TASK TO CARRY OUT -> Return the whole listing, line for line, without the pictures in it.
>> BEGIN PROVIDED DATA
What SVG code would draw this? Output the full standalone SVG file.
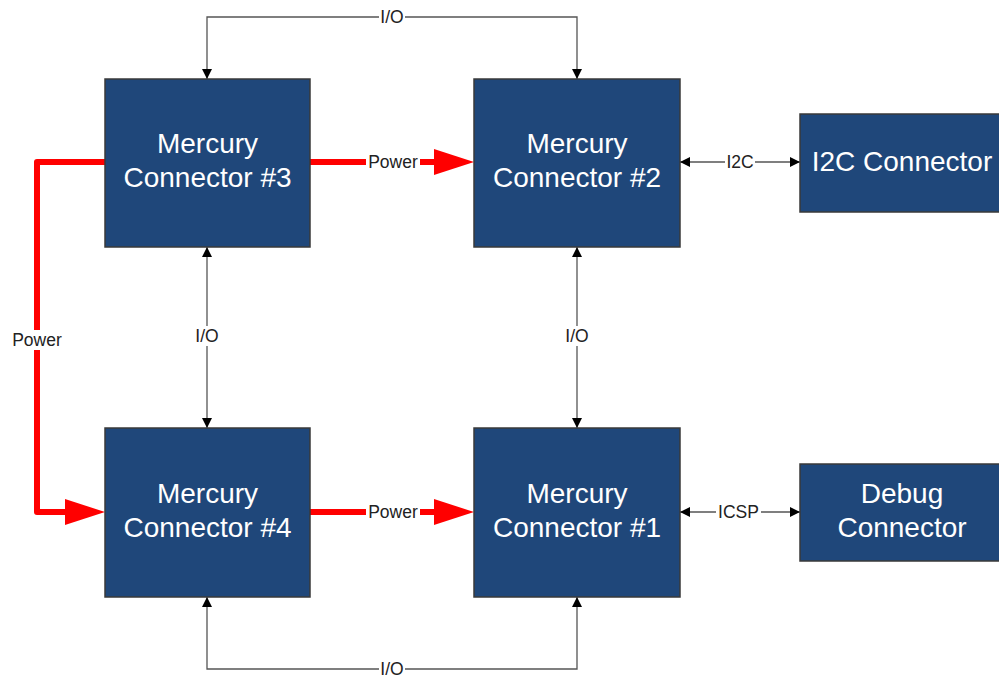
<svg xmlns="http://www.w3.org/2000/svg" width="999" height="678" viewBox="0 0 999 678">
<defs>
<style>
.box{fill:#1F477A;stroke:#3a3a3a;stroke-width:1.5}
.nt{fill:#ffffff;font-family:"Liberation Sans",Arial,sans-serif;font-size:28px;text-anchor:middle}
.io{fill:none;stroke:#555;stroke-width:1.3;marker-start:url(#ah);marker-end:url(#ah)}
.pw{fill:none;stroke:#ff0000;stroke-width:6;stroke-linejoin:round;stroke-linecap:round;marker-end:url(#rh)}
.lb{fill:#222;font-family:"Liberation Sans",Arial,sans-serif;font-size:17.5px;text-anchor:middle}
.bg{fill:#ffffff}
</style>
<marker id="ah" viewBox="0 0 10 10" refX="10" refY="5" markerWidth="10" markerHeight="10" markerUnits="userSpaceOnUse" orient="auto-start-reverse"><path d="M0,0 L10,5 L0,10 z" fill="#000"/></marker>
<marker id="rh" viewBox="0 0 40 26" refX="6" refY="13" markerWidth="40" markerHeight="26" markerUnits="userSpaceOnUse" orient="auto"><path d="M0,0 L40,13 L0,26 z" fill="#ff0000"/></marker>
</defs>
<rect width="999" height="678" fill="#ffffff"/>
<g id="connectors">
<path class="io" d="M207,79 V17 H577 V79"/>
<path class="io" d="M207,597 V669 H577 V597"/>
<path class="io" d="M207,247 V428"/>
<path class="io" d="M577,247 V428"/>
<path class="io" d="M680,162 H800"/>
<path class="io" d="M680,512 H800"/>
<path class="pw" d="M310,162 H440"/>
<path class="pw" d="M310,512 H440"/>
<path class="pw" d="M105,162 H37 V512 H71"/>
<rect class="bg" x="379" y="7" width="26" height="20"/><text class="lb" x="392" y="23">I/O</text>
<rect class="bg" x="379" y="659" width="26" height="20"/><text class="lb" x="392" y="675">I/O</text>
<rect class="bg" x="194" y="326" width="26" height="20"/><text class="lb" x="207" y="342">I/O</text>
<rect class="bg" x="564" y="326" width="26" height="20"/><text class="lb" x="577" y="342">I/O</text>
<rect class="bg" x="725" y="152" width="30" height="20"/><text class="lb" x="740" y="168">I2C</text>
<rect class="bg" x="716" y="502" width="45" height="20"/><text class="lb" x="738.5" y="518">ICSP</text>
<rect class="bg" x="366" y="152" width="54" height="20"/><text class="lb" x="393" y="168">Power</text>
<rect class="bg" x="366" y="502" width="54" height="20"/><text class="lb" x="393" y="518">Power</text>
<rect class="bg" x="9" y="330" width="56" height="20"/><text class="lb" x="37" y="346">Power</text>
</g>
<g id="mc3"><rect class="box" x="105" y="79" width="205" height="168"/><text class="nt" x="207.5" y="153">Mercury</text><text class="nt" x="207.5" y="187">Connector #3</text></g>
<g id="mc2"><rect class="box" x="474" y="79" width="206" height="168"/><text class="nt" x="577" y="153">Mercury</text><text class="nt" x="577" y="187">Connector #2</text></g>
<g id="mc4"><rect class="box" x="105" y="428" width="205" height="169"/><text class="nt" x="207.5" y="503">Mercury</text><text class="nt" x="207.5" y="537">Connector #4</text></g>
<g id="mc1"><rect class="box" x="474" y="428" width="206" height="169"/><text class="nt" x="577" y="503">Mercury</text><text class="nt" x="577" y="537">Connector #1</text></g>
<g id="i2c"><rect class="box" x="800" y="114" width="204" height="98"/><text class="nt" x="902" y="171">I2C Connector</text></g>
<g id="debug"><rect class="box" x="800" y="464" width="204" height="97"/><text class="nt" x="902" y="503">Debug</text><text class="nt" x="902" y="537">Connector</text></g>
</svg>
>> END PROVIDED DATA
ANSWER TO THIS PROBLEM ->
What SVG code would draw this? Output the full standalone SVG file.
<svg xmlns="http://www.w3.org/2000/svg" width="999" height="678" viewBox="0 0 999 678">
<defs>
<style>
.box{fill:#1F477A;stroke:#3a3a3a;stroke-width:1.5}
.nt{fill:#ffffff;font-family:"Liberation Sans",Arial,sans-serif;font-size:28px;text-anchor:middle}
.io{fill:none;stroke:#555;stroke-width:1.3;marker-start:url(#ah);marker-end:url(#ah)}
.pw{fill:none;stroke:#ff0000;stroke-width:6;stroke-linejoin:round;stroke-linecap:round;marker-end:url(#rh)}
.lb{fill:#222;font-family:"Liberation Sans",Arial,sans-serif;font-size:17.5px;text-anchor:middle}
.bg{fill:#ffffff}
</style>
<marker id="ah" viewBox="0 0 10 10" refX="10" refY="5" markerWidth="10" markerHeight="10" markerUnits="userSpaceOnUse" orient="auto-start-reverse"><path d="M0,0 L10,5 L0,10 z" fill="#000"/></marker>
<marker id="rh" viewBox="0 0 40 26" refX="6" refY="13" markerWidth="40" markerHeight="26" markerUnits="userSpaceOnUse" orient="auto"><path d="M0,0 L40,13 L0,26 z" fill="#ff0000"/></marker>
</defs>
<rect width="999" height="678" fill="#ffffff"/>
<g id="connectors">
<path class="io" d="M207,79 V17 H577 V79"/>
<path class="io" d="M207,597 V669 H577 V597"/>
<path class="io" d="M207,247 V428"/>
<path class="io" d="M577,247 V428"/>
<path class="io" d="M680,162 H800"/>
<path class="io" d="M680,512 H800"/>
<path class="pw" d="M310,162 H440"/>
<path class="pw" d="M310,512 H440"/>
<path class="pw" d="M105,162 H37 V512 H71"/>
<rect class="bg" x="379" y="7" width="26" height="20"/><text class="lb" x="392" y="23">I/O</text>
<rect class="bg" x="379" y="659" width="26" height="20"/><text class="lb" x="392" y="675">I/O</text>
<rect class="bg" x="194" y="326" width="26" height="20"/><text class="lb" x="207" y="342">I/O</text>
<rect class="bg" x="564" y="326" width="26" height="20"/><text class="lb" x="577" y="342">I/O</text>
<rect class="bg" x="725" y="152" width="30" height="20"/><text class="lb" x="740" y="168">I2C</text>
<rect class="bg" x="716" y="502" width="45" height="20"/><text class="lb" x="738.5" y="518">ICSP</text>
<rect class="bg" x="366" y="152" width="54" height="20"/><text class="lb" x="393" y="168">Power</text>
<rect class="bg" x="366" y="502" width="54" height="20"/><text class="lb" x="393" y="518">Power</text>
<rect class="bg" x="9" y="330" width="56" height="20"/><text class="lb" x="37" y="346">Power</text>
</g>
<g id="mc3"><rect class="box" x="105" y="79" width="205" height="168"/><text class="nt" x="207.5" y="153">Mercury</text><text class="nt" x="207.5" y="187">Connector #3</text></g>
<g id="mc2"><rect class="box" x="474" y="79" width="206" height="168"/><text class="nt" x="577" y="153">Mercury</text><text class="nt" x="577" y="187">Connector #2</text></g>
<g id="mc4"><rect class="box" x="105" y="428" width="205" height="169"/><text class="nt" x="207.5" y="503">Mercury</text><text class="nt" x="207.5" y="537">Connector #4</text></g>
<g id="mc1"><rect class="box" x="474" y="428" width="206" height="169"/><text class="nt" x="577" y="503">Mercury</text><text class="nt" x="577" y="537">Connector #1</text></g>
<g id="i2c"><rect class="box" x="800" y="114" width="204" height="98"/><text class="nt" x="902" y="171">I2C Connector</text></g>
<g id="debug"><rect class="box" x="800" y="464" width="204" height="97"/><text class="nt" x="902" y="503">Debug</text><text class="nt" x="902" y="537">Connector</text></g>
</svg>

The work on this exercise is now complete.